**GIVEN TASK:** Without the pictures, extract every line from the start of the material to the line containing "plt.rcParams['mathtext.it'] = 'Liberation", both ends included.

**SOURCE EXCERPT:**
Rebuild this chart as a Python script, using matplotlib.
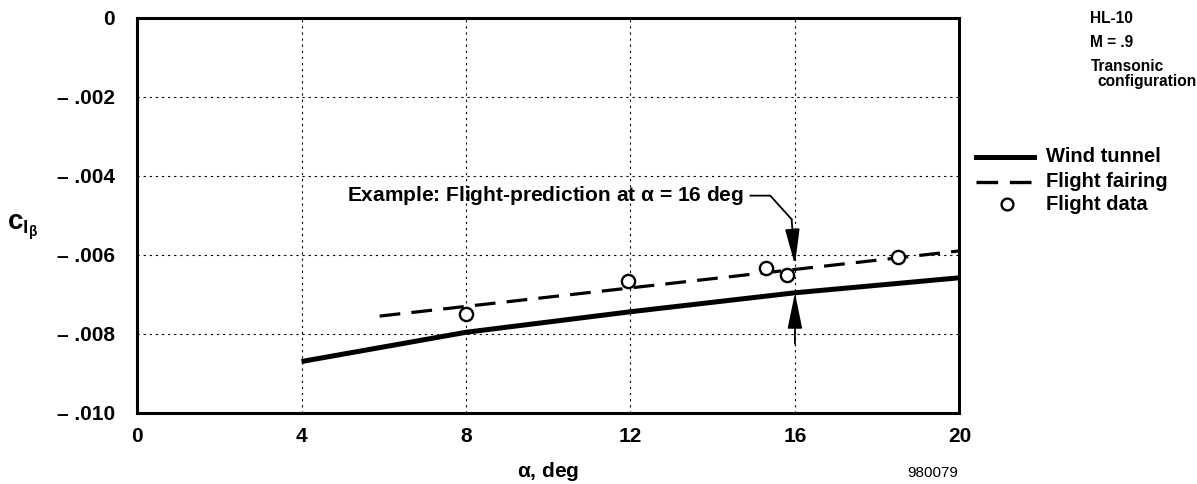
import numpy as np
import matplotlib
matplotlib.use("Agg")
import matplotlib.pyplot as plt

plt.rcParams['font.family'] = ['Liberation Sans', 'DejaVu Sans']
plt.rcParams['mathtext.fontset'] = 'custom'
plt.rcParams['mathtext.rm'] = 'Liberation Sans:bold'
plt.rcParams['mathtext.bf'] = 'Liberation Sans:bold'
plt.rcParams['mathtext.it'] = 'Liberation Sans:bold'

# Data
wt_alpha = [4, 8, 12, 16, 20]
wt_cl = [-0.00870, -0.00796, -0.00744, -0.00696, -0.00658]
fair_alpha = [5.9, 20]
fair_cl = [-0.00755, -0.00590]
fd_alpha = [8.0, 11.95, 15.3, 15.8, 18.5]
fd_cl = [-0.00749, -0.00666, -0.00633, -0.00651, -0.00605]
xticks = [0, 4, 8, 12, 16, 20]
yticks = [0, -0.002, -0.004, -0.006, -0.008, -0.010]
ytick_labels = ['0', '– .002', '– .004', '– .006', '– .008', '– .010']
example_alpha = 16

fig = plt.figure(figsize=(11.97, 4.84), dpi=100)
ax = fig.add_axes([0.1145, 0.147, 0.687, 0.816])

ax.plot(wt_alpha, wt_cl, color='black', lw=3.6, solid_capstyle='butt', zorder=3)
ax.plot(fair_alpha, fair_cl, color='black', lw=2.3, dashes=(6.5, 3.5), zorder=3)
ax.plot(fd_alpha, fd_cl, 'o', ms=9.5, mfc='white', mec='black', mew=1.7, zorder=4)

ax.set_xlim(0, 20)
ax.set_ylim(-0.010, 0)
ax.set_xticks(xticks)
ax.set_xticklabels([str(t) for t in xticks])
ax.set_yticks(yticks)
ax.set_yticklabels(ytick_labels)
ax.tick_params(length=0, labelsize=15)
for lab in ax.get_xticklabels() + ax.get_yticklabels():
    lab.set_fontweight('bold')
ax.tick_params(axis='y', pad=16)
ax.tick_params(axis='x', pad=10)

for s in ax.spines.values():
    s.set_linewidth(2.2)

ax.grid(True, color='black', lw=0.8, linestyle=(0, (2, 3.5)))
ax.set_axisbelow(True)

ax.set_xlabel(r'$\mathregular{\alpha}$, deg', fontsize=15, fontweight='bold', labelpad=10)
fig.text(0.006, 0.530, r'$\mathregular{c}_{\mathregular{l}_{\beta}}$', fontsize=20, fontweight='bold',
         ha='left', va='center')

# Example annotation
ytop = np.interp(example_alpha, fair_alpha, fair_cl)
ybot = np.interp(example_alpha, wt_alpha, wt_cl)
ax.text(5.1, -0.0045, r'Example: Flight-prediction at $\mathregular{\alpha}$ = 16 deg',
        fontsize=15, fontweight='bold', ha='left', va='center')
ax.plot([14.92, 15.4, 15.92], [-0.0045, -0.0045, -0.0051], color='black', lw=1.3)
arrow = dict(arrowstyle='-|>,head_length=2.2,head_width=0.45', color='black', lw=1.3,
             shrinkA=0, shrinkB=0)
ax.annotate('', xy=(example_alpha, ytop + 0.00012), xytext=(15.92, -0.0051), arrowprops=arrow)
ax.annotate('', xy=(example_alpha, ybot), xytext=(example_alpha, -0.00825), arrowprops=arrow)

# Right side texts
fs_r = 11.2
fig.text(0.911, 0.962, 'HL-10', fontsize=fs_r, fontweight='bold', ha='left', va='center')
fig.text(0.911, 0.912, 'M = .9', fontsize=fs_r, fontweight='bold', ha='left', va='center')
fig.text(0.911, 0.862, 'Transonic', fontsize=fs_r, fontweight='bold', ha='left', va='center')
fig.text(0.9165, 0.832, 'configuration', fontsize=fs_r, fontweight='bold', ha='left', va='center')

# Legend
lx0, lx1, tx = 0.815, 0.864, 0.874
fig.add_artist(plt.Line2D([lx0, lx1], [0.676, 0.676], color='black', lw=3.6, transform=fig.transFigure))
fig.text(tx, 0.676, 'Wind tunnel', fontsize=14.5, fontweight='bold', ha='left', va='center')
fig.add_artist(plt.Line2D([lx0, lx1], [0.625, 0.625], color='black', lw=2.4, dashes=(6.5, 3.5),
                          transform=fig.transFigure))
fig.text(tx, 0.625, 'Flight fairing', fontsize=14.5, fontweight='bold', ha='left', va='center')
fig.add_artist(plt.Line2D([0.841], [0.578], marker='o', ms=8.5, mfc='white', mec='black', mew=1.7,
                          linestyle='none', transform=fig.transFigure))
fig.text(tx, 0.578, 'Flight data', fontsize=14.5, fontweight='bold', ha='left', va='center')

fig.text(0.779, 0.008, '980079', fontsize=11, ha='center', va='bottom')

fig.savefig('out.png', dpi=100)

**EXERCISE RESULT:**
Rebuild this chart as a Python script, using matplotlib.
import numpy as np
import matplotlib
matplotlib.use("Agg")
import matplotlib.pyplot as plt

plt.rcParams['font.family'] = ['Liberation Sans', 'DejaVu Sans']
plt.rcParams['mathtext.fontset'] = 'custom'
plt.rcParams['mathtext.rm'] = 'Liberation Sans:bold'
plt.rcParams['mathtext.bf'] = 'Liberation Sans:bold'
plt.rcParams['mathtext.it'] = 'Liberation Sans:bold'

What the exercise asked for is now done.